Slow-cycle herding behaviour is a lot more dangerous than fast-cycle herding behaviour, because slow-cycle herding gets huge numbers of people caught up in identical pursuits, under a slow feedback cycle of reacting to what’s interesting. Everyone benefits if you speed that up. 

  1. Long-run credit

Would getting rid of pre-publication peer review meaningfully change who gets credited with scientific work? The authors of this paper don’t think it’ll make much of a difference. But I disagree. I think it’ll make a huge difference, for the better. 

It all comes back to the core issue of “paying tax”, where young academics have to pay tribute to established labs in order to get access to the good journals. If you think that moving peer review to post-publication wouldn’t change much about how attribution works, then you’re assuming that the same discoveries ultimately get made by the same labs; the only thing that would really change would be the dynamics and incentives around publishing it. 

But I don’t think that’s what happens at all. If you get rid of the gatekeeping element of peer review and encourage preprint sharing, what that means is younger researchers and labs will be more incentivized to focus on what they actually want to do. And those early years are probably the years where you’re most likely to do actually original, creative work that contributes something completely new to the scientific field. Those are the discoveries and the papers that matter. 
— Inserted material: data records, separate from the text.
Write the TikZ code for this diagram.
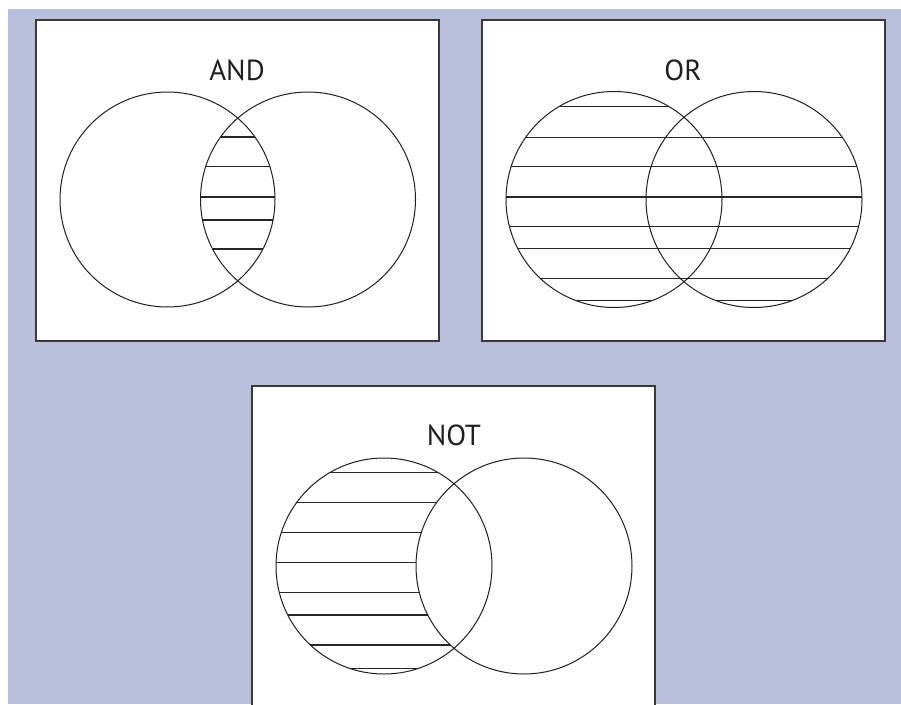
\documentclass[tikz,border=0pt]{standalone}
\usepackage{fontspec}
\setmainfont{PT Sans}
\definecolor{backblue}{RGB}{185,192,220}
\tikzstyle{panel}=[draw=black!78, line width=1.5pt, fill=white, inner sep=0pt, minimum width=403pt, minimum height=321pt]
\tikzstyle{ring}=[draw=black!88, line width=1pt]
\tikzstyle{hatch}=[draw=black!85, line width=1.2pt]
\tikzstyle{title}=[font=\fontsize{29}{35}\selectfont, text=black!88, inner sep=0pt, anchor=base]

\begin{document}
\begin{tikzpicture}[x=1pt, y=-1pt]
	\useasboundingbox (0,0) rectangle (901,704);
	\fill [backblue] (8,9) rectangle (901,704);
	% panels
	\node [style=panel] (andbox) at (237.5, 180.5) {};
	\node [style=panel] (orbox) at (683.5, 180.5) {};
	\node [style=panel] (notbox) at (453.5, 546.5) {};
	\node [style=title] (and) at (237, 80) {AND};
	\node [style=title] (or) at (683, 80) {OR};
	\node [style=title] (not) at (454, 445.5) {NOT};
	% AND: only the overlap
	\begin{scope}
		\clip (167.5, 199.5) circle (107.5pt);
		\clip (308, 199.5) circle (107.5pt);
		\foreach \y in {137, 166.7, 197, 220, 249}
			\draw [style=hatch] (190, \y) -- (290, \y);
	\end{scope}
	\draw [style=ring] (167.5, 199.5) circle (107.5pt);
	\draw [style=ring] (308, 199.5) circle (107.5pt);
	% OR: both circles
	\begin{scope}
		\clip (614, 199.5) circle (108pt);
		\foreach \y in {106.7, 137.3, 166.7, 197, 226.7, 248.7, 278.3, 300.7}
			\draw [style=hatch] (500, \y) -- (730, \y);
	\end{scope}
	\begin{scope}
		\clip (754, 199.5) circle (108pt);
		\foreach \y in {137.3, 166.7, 197, 226.7, 248.7, 278.3, 300.7}
			\draw [style=hatch] (640, \y) -- (870, \y);
	\end{scope}
	\draw [style=ring] (614, 199.5) circle (108pt);
	\draw [style=ring] (754, 199.5) circle (108pt);
	% NOT: left circle without the right one
	\begin{scope}[even odd rule]
		\clip (250, 380) rectangle (660, 710) (524, 566) circle (108pt);
		\clip (384, 566) circle (108pt);
		\foreach \y in {472.7, 502.7, 532.3, 562.7, 592.7, 615, 645, 668.3}
			\draw [style=hatch] (270, \y) -- (500, \y);
	\end{scope}
	\draw [style=ring] (384, 566) circle (108pt);
	\draw [style=ring] (524, 566) circle (108pt);
\end{tikzpicture}
\end{document}
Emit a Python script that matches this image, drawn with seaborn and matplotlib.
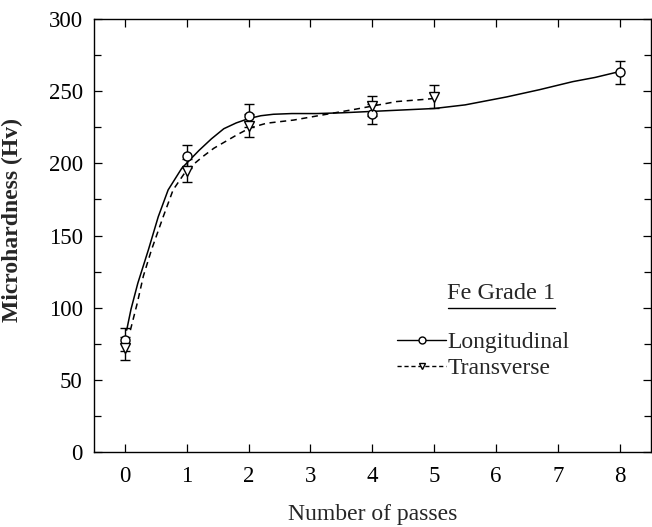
import matplotlib
matplotlib.use("Agg")
import matplotlib.pyplot as plt
import seaborn as sns
import pandas as pd
from matplotlib.lines import Line2D
from matplotlib.ticker import MultipleLocator

# measured points
long_passes = [0, 1, 2, 4, 8]
long_hv = [78, 205, 233, 234, 263]
long_err = [8, 8, 8, 7, 8]

trans_passes = [0, 1, 2, 4, 5]
trans_hv = [72, 195, 226, 239.5, 246]
trans_err = [8, 8, 8, 7, 8]

# fitted curves
long_curve_x = [0.03, 0.1, 0.21, 0.38, 0.54, 0.70, 0.92, 1.2, 1.4, 1.6, 1.8, 2.0, 2.2, 2.4,
                2.7, 3.1, 3.5, 4.0, 4.5, 5.0, 5.5, 6.17, 6.7, 7.24, 7.6, 7.94]
long_curve_y = [84.5, 99, 117, 140, 163, 181.6, 196.6, 209, 217, 224, 228, 231, 233, 234,
                234.5, 234.5, 235, 236, 237, 238, 240.5, 246, 251, 256.6, 259.5, 263]

trans_curve_x = [0.09, 0.2, 0.3, 0.43, 0.62, 0.78, 1.0, 1.26, 1.44, 1.81, 2.02, 2.29, 2.73,
                 3.1, 3.74, 4.39, 4.87, 5.0]
trans_curve_y = [84.5, 103, 122, 140, 163, 181.6, 195.4, 204.7, 210.5, 219.7, 224.5, 227.8, 230,
                 232.8, 237.6, 242.8, 244.4, 245]

x_ticks = [0, 1, 2, 3, 4, 5, 6, 7, 8]
y_ticks = [0, 50, 100, 150, 200, 250, 300]

sns.set_theme(style="ticks")
plt.rcParams['font.family'] = ['Liberation Serif', 'DejaVu Serif']

fig = plt.figure(figsize=(6.52, 5.27), dpi=100)
ax = fig.add_axes([0.144, 0.142, 0.854, 0.822])

lc = pd.DataFrame({"x": long_curve_x, "y": long_curve_y})
tc = pd.DataFrame({"x": trans_curve_x, "y": trans_curve_y})
sns.lineplot(data=lc, x="x", y="y", ax=ax, color="black", lw=1.1, sort=False)
sns.lineplot(data=tc, x="x", y="y", ax=ax, color="black", lw=1.1, sort=False,
             linestyle=(0, (4, 3)))

ax.errorbar(long_passes, long_hv, yerr=long_err, fmt="o", mfc="white", mec="black",
            ms=6.5, mew=1.0, ecolor="black", elinewidth=1.0, capsize=3.5, capthick=1.0, zorder=5)
ax.errorbar(trans_passes, trans_hv, yerr=trans_err, fmt="v", mfc="white", mec="black",
            ms=6.5, mew=1.0, ecolor="black", elinewidth=1.0, capsize=3.5, capthick=1.0, zorder=5)

ax.set_xlim(-0.5, 8.5)
ax.set_ylim(0, 300)
ax.set_xticks(x_ticks)
ax.set_yticks(y_ticks)
ax.yaxis.set_minor_locator(MultipleLocator(25))
ax.tick_params(axis="both", which="both", direction="in", top=True, right=True,
               labelsize=16.5, colors="black")
ax.tick_params(axis="both", which="major", length=6, width=0.9, pad=8)
ax.tick_params(axis="y", which="minor", length=5, width=0.9)
ax.tick_params(axis="x", which="major", pad=10)
for s in ax.spines.values():
    s.set_linewidth(1.0)
    s.set_color("black")

ax.set_xlabel("Number of passes", fontsize=17, labelpad=12)
ax.set_ylabel("Microhardness (Hv)", fontsize=17, fontweight="bold")
ax.yaxis.set_label_coords(-0.127, 0.536)

# legend title with underline
ax.text(0.731, 0.367, "Fe Grade 1", transform=ax.transAxes, fontsize=17.5,
        ha="center", va="center")
ax.add_line(Line2D([0.636, 0.828], [0.333, 0.333], transform=ax.transAxes,
                   color="black", lw=1.0))

handles = [Line2D([], [], color="black", lw=1.0, marker="o", ms=5, mfc="white", mec="black"),
           Line2D([], [], color="black", lw=1.0, ls=(0, (3, 2)), marker="v", ms=5,
                  mfc="white", mec="black")]
ax.legend(handles, ["Longitudinal", "Transverse"], loc="center left",
          bbox_to_anchor=(0.544, 0.224), frameon=False, fontsize=17,
          handlelength=2.1, handletextpad=0.05, labelspacing=0.2, borderpad=0,
          borderaxespad=0)

fig.savefig("out.png", dpi=100)
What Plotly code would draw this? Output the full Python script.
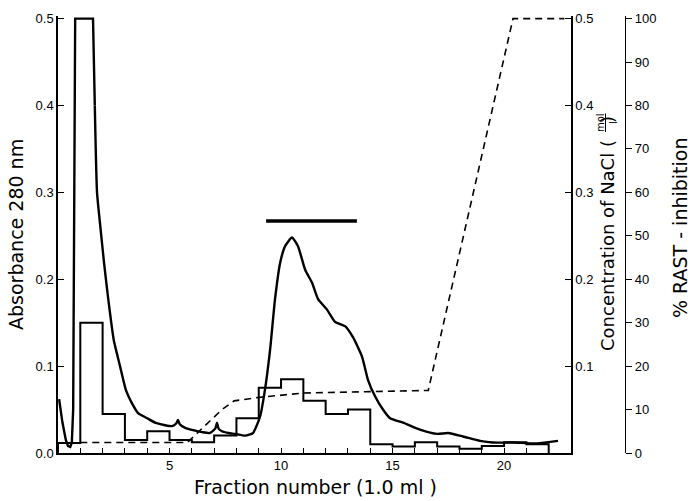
import plotly.graph_objects as go

# ---------------- data ----------------
# Absorbance at 280 nm (left axis)
abs_x = [0.05, 0.2, 0.35, 0.45, 0.55, 0.62, 0.68, 0.72, 0.77, 1.57, 1.65, 1.75, 1.9, 2.06,
         2.24, 2.5, 2.78, 3.05, 3.3, 3.59, 4.0, 4.35, 4.8, 5.11, 5.3, 5.38, 5.46, 5.7, 6.1,
         6.46, 6.8, 7.05, 7.13, 7.2, 7.35, 7.65, 7.94, 8.39, 8.74, 9.06, 9.28, 9.51, 9.73,
         9.96, 10.18, 10.49, 10.76, 11.08, 11.39, 11.66, 12.06, 12.42, 12.87, 13.23, 13.63,
         13.9, 14.22, 14.57, 14.89, 15.47, 16.23, 17.0, 17.49, 18.16, 18.92, 19.5, 20.4,
         21.48, 22.42]
abs_y = [0.062, 0.035, 0.015, 0.008, 0.007, 0.012, 0.05, 0.2, 0.5, 0.5, 0.4, 0.3, 0.26, 0.22,
         0.18, 0.13, 0.1, 0.072, 0.058, 0.046, 0.04, 0.035, 0.032, 0.031, 0.034, 0.038, 0.033,
         0.029, 0.026, 0.024, 0.023, 0.028, 0.035, 0.028, 0.025, 0.023, 0.022, 0.02, 0.023,
         0.042, 0.073, 0.119, 0.177, 0.219, 0.238, 0.248, 0.238, 0.211, 0.196, 0.177, 0.165,
         0.151, 0.146, 0.133, 0.111, 0.084, 0.065, 0.05, 0.04, 0.035, 0.027, 0.022, 0.023,
         0.019, 0.014, 0.012, 0.012, 0.011, 0.014]

# NaCl gradient (mol/l, middle axis)
nacl_x = [1.0, 5.8, 6.0, 6.6, 7.35, 7.9, 9.0, 11.0, 16.6, 20.4, 22.7]
nacl_y = [0.012, 0.012, 0.017, 0.032, 0.05, 0.06, 0.064, 0.069, 0.072, 0.5, 0.5]

# % RAST inhibition per fraction (fraction i spans i..i+1)
fraction_start = list(range(0, 22))
rast_pct = [2.3, 30, 9, 3, 5, 3, 2.5, 4, 8, 15, 17, 12, 9, 10, 2, 1.5, 2.5, 1.5, 1, 1.6, 2.5, 2]

# pooled fractions bar
pool_start, pool_end, pool_level = 9.33, 13.4, 0.267

# axis ticks
x_tickvals = list(range(1, 23))
x_ticklabels = [str(v) if v % 5 == 0 else "" for v in x_tickvals]
abs_tickvals = [0.0, 0.1, 0.2, 0.3, 0.4, 0.5]
abs_ticklabels = ["0.0", "0.1", "0.2", "0.3", "0.4", "0.5"]
nacl_tickvals = [0.1, 0.2, 0.3, 0.4, 0.5]
nacl_ticklabels = ["0.1", "0.2", "0.3", "0.4", "0.5"]
rast_tickvals = list(range(0, 101, 10))

# ---------------- layout geometry ----------------
W, H = 690, 501
ML, MR, MT, MB = 58, 65, 16, 48
PW, PH = W - ML - MR, H - MT - MB
x_axis_end_px = 571
x_dom_end = (x_axis_end_px - ML) / PW


def px2paper(px, py):
    return (px - ML) / PW, (H - MB - py) / PH


# step outline of histogram built from data
hist_x = [fraction_start[0]]
hist_y = [0]
for i, v in enumerate(rast_pct):
    hist_x += [fraction_start[i], fraction_start[i] + 1]
    hist_y += [v, v]
hist_x.append(fraction_start[-1] + 1)
hist_y.append(0)

# the off-scale first peak has sharp corners; the rest of the trace is smooth
split = 10  # index of the point where the plateau ends (x = 1.65)

fig = go.Figure()
fig.add_trace(go.Scatter(x=hist_x, y=hist_y, yaxis="y3", mode="lines",
                         line=dict(color="black", width=2), showlegend=False))
fig.add_trace(go.Scatter(x=nacl_x, y=nacl_y, yaxis="y2", mode="lines",
                         line=dict(color="black", width=1.6, dash="7px,5px"), showlegend=False))
fig.add_trace(go.Scatter(x=abs_x[:split + 1], y=abs_y[:split + 1], mode="lines",
                         line=dict(color="black", width=2.4, shape="linear"),
                         showlegend=False))
fig.add_trace(go.Scatter(x=abs_x[split:], y=abs_y[split:], mode="lines",
                         line=dict(color="black", width=2.4, shape="spline", smoothing=0.5),
                         showlegend=False))
fig.add_trace(go.Scatter(x=[pool_start, pool_end], y=[pool_level, pool_level], mode="lines",
                         line=dict(color="black", width=3.5), showlegend=False))

tickfont = dict(family="Liberation Sans", size=13, color="black")
titlefont = dict(family="DejaVu Sans", size=19, color="black")

fig.update_layout(
    width=W, height=H,
    margin=dict(l=ML, r=MR, t=MT, b=MB),
    paper_bgcolor="white", plot_bgcolor="white",
    xaxis=dict(domain=[0, x_dom_end], range=[0, 23], showline=True, linecolor="black",
               linewidth=1.5, ticks="inside", ticklen=5, tickwidth=1.2, tickcolor="black",
               tickvals=x_tickvals, ticktext=x_ticklabels, tickfont=tickfont,
               showgrid=False, zeroline=False, automargin=False),
    yaxis=dict(range=[0, 0.503], showline=True, linecolor="black", linewidth=1.5,
               ticks="inside", ticklen=6, tickwidth=1.2, tickcolor="black",
               tickvals=abs_tickvals, ticktext=abs_ticklabels, tickfont=tickfont,
               showgrid=False, zeroline=False, automargin=False),
    yaxis2=dict(range=[0, 0.503], overlaying="y", side="right", anchor="x",
                showline=True, linecolor="black", linewidth=1.5,
                ticks="inside", ticklen=6, tickwidth=1.2, tickcolor="black",
                tickvals=nacl_tickvals, ticktext=nacl_ticklabels, tickfont=tickfont,
                showgrid=False, zeroline=False, automargin=False),
    yaxis3=dict(range=[0, 100.6], overlaying="y", side="right", anchor="free", position=1.0,
                showline=True, linecolor="black", linewidth=1.2,
                ticks="outside", ticklen=6, tickwidth=1.2, tickcolor="black",
                tickvals=rast_tickvals, tickfont=tickfont,
                showgrid=False, zeroline=False, automargin=False),
)

ann = []
x0, y0 = px2paper(16, 235)
ann.append(dict(text="Absorbance 280 nm", x=x0, y=y0, xref="paper", yref="paper",
                textangle=-90, showarrow=False, font=titlefont, xanchor="center", yanchor="middle"))
x0, y0 = px2paper(680, 228)
ann.append(dict(text="% RAST - inhibition", x=x0, y=y0, xref="paper", yref="paper",
                textangle=-90, showarrow=False, font=titlefont, xanchor="center", yanchor="middle"))
x0, y0 = px2paper(608, 234)
ann.append(dict(text="Concentration of NaCl (&#160;&#160;&#160;)", x=x0, y=y0, xref="paper",
                yref="paper", textangle=-90, showarrow=False,
                font=dict(family="DejaVu Sans", size=18, color="black"),
                xanchor="center", yanchor="middle"))
x0, y0 = px2paper(607, 123)
ann.append(dict(text="<span style='text-decoration:underline'>mol</span><br>l", x=x0, y=y0,
                xref="paper", yref="paper", textangle=-90, showarrow=False,
                font=dict(family="DejaVu Sans", size=10, color="black"),
                xanchor="center", yanchor="middle"))
x0, y0 = px2paper(315, 487)
ann.append(dict(text="Fraction number (1.0 ml )", x=x0, y=y0, xref="paper", yref="paper",
                showarrow=False, font=titlefont, xanchor="center", yanchor="middle"))
fig.update_layout(annotations=ann)

fig.write_html("out.html", config={"displayModeBar": False},
               post_script="document.body.style.margin='0';")
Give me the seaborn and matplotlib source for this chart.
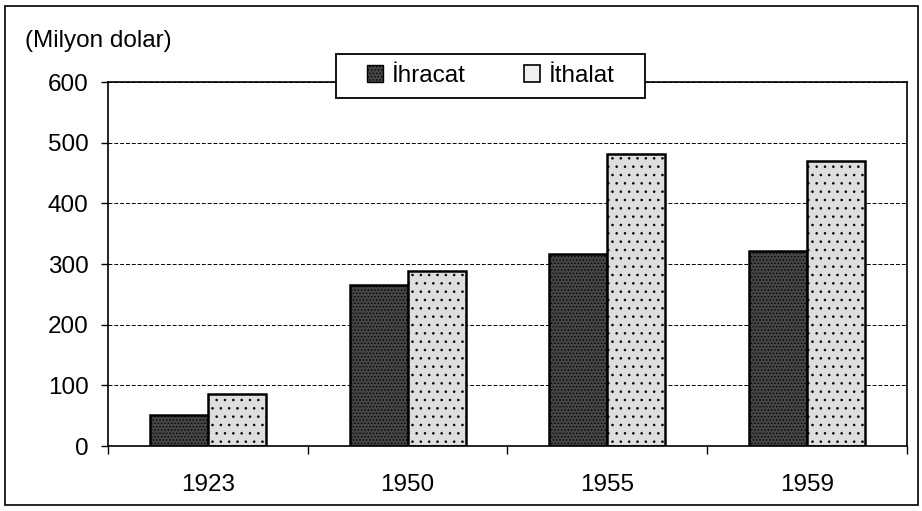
import matplotlib
matplotlib.use("Agg")
import matplotlib.pyplot as plt
import seaborn as sns
import pandas as pd
from matplotlib.patches import Rectangle, Patch

years = ["1923", "1950", "1955", "1959"]
ihracat = [51, 266, 317, 322]
ithalat = [86, 289, 481, 470]
series = ["İhracat", "İthalat"]
yticks = [0, 100, 200, 300, 400, 500, 600]

df = pd.DataFrame({
    "year": years * 2,
    "value": ihracat + ithalat,
    "series": [series[0]] * 4 + [series[1]] * 4,
})

sns.set_theme(style="white")
plt.rcParams["font.family"] = ["Liberation Sans", "DejaVu Sans"]
plt.rcParams["hatch.linewidth"] = 0.6

fig = plt.figure(figsize=(9.22, 5.11), dpi=100)
ax = fig.add_axes([0.1171, 0.1272, 0.8666, 0.7123])

dark = "#454545"
light = "#dedede"
palette = {series[0]: dark, series[1]: light}
sns.barplot(data=df, x="year", y="value", hue="series", palette=palette,
            width=0.58, edgecolor="black", linewidth=1.8, saturation=1,
            ax=ax, legend=False)

for i, p in enumerate(ax.patches):
    p.set_edgecolor("black")
    p.set_hatch("....." if i < 4 else "..")

ax.set_ylim(0, 600)
ax.set_yticks(yticks)
ax.set_xlim(-0.5, 3.5)
ax.yaxis.grid(True, linestyle=(0, (4, 2)), color="black", linewidth=0.7)
ax.set_axisbelow(True)
ax.set_xlabel("")
ax.set_ylabel("")
ax.tick_params(axis="y", labelsize=17.5, colors="black", length=5, width=1,
               direction="out", left=True, pad=9)
ax.set_xticks([0, 1, 2, 3])
ax.set_xticks([-0.5, 0.5, 1.5, 2.5, 3.5], minor=True)
ax.tick_params(axis="x", which="major", length=0, pad=20, labelsize=17.5,
               colors="black")
ax.tick_params(axis="x", which="minor", length=6, width=1, direction="out",
               bottom=True, color="black")
for s in ax.spines.values():
    s.set_color("black")
    s.set_linewidth(1.2)

fig.text(25 / 922, 1 - 41 / 511, "(Milyon dolar)", fontsize=17.5, color="black",
         ha="left", va="center")

handles = [Patch(facecolor=dark, edgecolor="black", hatch="....."),
           Patch(facecolor="#f0f0f0", edgecolor="black", linewidth=1.2)]
fig.patches.append(Rectangle((336 / 922, 1 - 98 / 511), 309 / 922, 44 / 511,
                             transform=fig.transFigure, facecolor="white",
                             edgecolor="black", linewidth=1.3, zorder=5))
leg = fig.legend(handles, series, loc="center",
                 bbox_to_anchor=(491 / 922, 1 - 76 / 511),
                 ncol=2, frameon=False, fontsize=17.5, handlelength=0.66,
                 handleheight=0.66, columnspacing=2.4, handletextpad=0.35,
                 borderpad=0.2)
leg.set_zorder(6)
for t in leg.get_texts():
    t.set_color("black")

fig.patches.append(Rectangle((5 / 922, 6 / 511), 913 / 922, 499 / 511,
                             transform=fig.transFigure, fill=False,
                             edgecolor="black", linewidth=1.2))

fig.savefig("out.png", dpi=100)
So if you get rid of peer review as a publishing gatekeeper, of course the dynamics of long-run credit will change – they’ll shift towards the younger labs and researchers who will actually make those great discoveries! This is good for science, and it’s what we want! 

  1. Quality guarantees for outsiders

If we get rid of preproduction peer review, can we still trust published research to the same degree? What if you’re an outsider to a particular field, and don’t know how to evaluate a piece of research critically – shouldn’t reviewers do that job for us? Well, here’s the thing: for high-end research at the forefront of importance, there’s no doubt that peer review will still take place. So anyone who wants that additional level of editorial guarantee should have no problem finding it. And for “low-end” research at the bottom of the stack, I have bad news for you if you thought that the current peer review system in place there is acting as any kind of quality control at all. It’s not. 

So there’s little lost here, honestly, except perhaps in the middle. I’ll have to think about that. But this seems like an eminently fixable problem. Math and Physics have certainly worked it out. I’m not sure what’s so special about the life sciences that we can’t too. 

  1. The Matthew Effect

The last question they address, which is a real one, I’m honestly not sure about: the natural tendency of the world, in many ways including this one, is for the rich to get richer. The big scientists get bigger. The cited labs get cited even more. Shouldn’t we just expect this to happen even more? Maybe. But I kinda doubt it. Peer reviewers are probably the most susceptible to grading quality of research according to the quality of the name submitting it. There’s certainly no reason to believe they’re better than average, if we’re being honest. I’d rather get rid of the gatekeeper and see what happens, than preserve the gatekeeping in the name of some sort of measured promotion that probably just mimics the Matthew Effect anyway. So I think this is a wash at worst, and probably a net win. 

At the end of the day, I think this is the right move, and it would be a net win for science if we could pull this off. I’m not sure if we’ll succeed, but I can’t picture a better opportunity to try.